→ **Aim of the task**
Reproduce all the lines exactly as they stand, apart from the pictures.

→ **Information supplied**
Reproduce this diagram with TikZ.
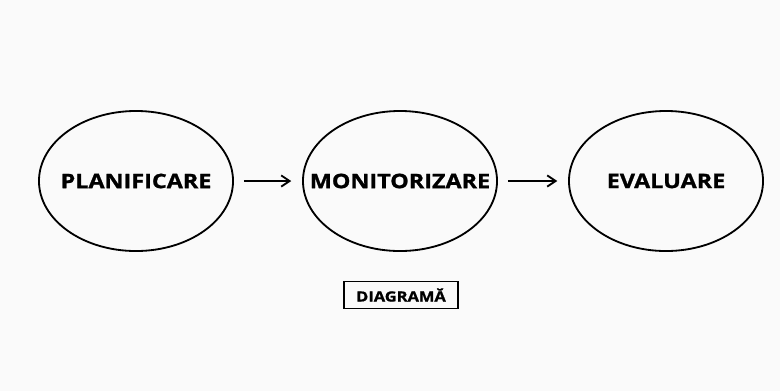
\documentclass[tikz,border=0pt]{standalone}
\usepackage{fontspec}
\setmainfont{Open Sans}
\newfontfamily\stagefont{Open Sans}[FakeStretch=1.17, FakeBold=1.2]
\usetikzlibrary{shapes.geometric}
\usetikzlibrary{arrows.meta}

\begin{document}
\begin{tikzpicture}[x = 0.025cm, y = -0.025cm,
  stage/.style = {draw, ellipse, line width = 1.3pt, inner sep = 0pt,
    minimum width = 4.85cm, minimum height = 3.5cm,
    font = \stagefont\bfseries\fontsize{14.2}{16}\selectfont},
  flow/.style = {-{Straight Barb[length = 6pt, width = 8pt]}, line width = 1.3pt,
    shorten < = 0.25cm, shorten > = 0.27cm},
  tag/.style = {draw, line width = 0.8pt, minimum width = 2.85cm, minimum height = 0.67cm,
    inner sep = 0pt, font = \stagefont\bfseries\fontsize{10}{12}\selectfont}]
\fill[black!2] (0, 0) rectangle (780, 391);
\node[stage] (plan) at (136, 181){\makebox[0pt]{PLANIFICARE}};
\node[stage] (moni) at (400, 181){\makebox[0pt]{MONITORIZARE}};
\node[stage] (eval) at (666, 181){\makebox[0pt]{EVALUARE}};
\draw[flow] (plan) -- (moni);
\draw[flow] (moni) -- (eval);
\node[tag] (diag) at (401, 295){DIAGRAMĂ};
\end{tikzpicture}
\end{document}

→ **Result of this exercise**
Reproduce this diagram with TikZ.
\documentclass[tikz,border=0pt]{standalone}
\usepackage{fontspec}
\setmainfont{Open Sans}
\newfontfamily\stagefont{Open Sans}[FakeStretch=1.17, FakeBold=1.2]
\usetikzlibrary{shapes.geometric}
\usetikzlibrary{arrows.meta}

\begin{document}
\begin{tikzpicture}[x = 0.025cm, y = -0.025cm,
  stage/.style = {draw, ellipse, line width = 1.3pt, inner sep = 0pt,
    minimum width = 4.85cm, minimum height = 3.5cm,
    font = \stagefont\bfseries\fontsize{14.2}{16}\selectfont},
  flow/.style = {-{Straight Barb[length = 6pt, width = 8pt]}, line width = 1.3pt,
    shorten < = 0.25cm, shorten > = 0.27cm},
  tag/.style = {draw, line width = 0.8pt, minimum width = 2.85cm, minimum height = 0.67cm,
    inner sep = 0pt, font = \stagefont\bfseries\fontsize{10}{12}\selectfont}]
\fill[black!2] (0, 0) rectangle (780, 391);
\node[stage] (plan) at (136, 181){\makebox[0pt]{PLANIFICARE}};
\node[stage] (moni) at (400, 181){\makebox[0pt]{MONITORIZARE}};
\node[stage] (eval) at (666, 181){\makebox[0pt]{EVALUARE}};
\draw[flow] (plan) -- (moni);
\draw[flow] (moni) -- (eval);
\node[tag] (diag) at (401, 295){DIAGRAMĂ};
\end{tikzpicture}
\end{document}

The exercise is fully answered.